139. Word Break

# Medium

The problem is where to cut in this string. Record from start to end, if the substring [0: i] can do word break. The result is [0: len(s)-1].

Solution:

1. Define a list canSegement[False]*(len(s)+1) to do DP, set canSegement[0]=True.

2. Two-layer for loop to fill in all elements of canSegment. Cut from [0:i], if substring before cut can segement and substring after cut is contained in wordDic, then canSegment[i]=True.

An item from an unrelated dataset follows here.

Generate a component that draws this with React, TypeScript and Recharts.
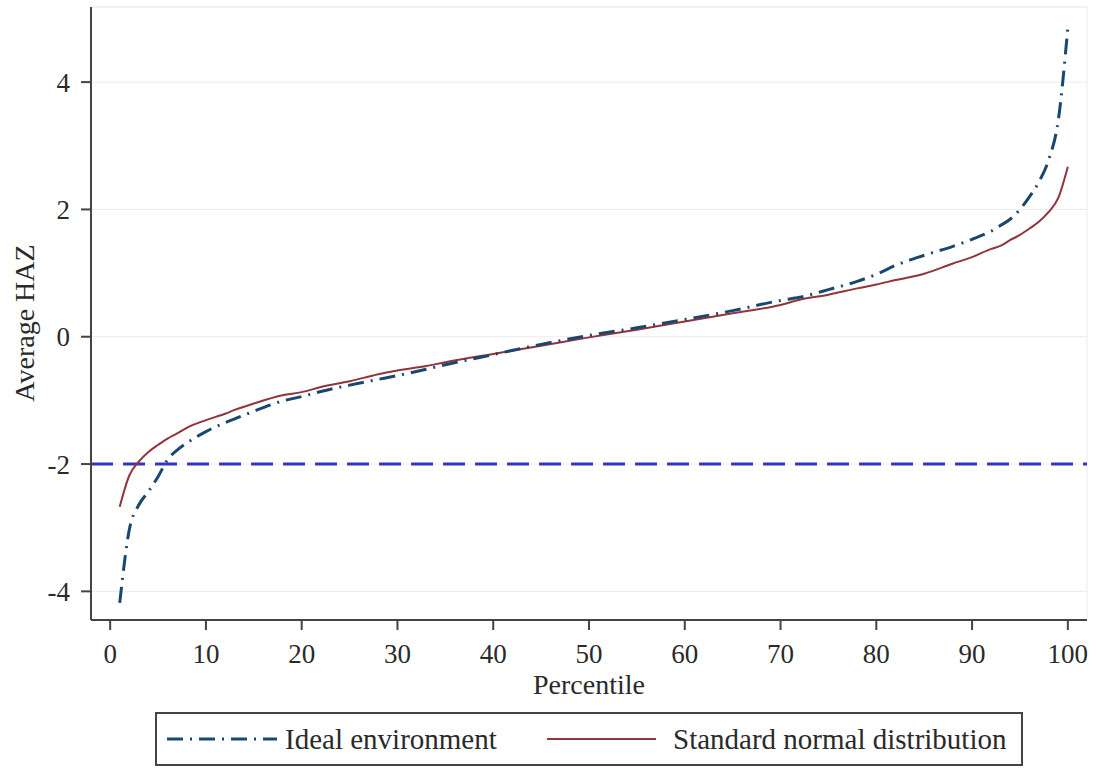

3. canSegment[len(s)] is the result.

Because canSegment[j] = True and {pe} is not in wordDic, canSegment[i] = False

Python

class Solution:
    def wordBreak(self, s: str, wordDict: List[str]) -> bool:
        canSegment = [False]*(len(s)+1)
        canSegment[0] = True
        
        for i in range(1, len(s)+1):
            for j in range(0, i):
                if canSegment[j] == True and s[j:i] in wordDict:
                    canSegment[i] = True
                    break
                canSegment[i] = False
            
        return canSegment[len(s)]

Java(O(n^3)

class Solution {
    public boolean wordBreak(String s, List<String> wordDict) {
        boolean[] canSegment = new boolean[s.length() + 1];
        Arrays.fill(canSegment, false);
        canSegment[0] = true;
        
        for(int end = 1; end <= s.length(); end ++)
            for(int start = 0; start < end; start ++) {
                if(canSegment[start] && wordDict.contains(s.substring(start, end))) {
                    canSegment[end] = true;
                    break;
                }
            }
        return canSegment[s.length()];
    }
}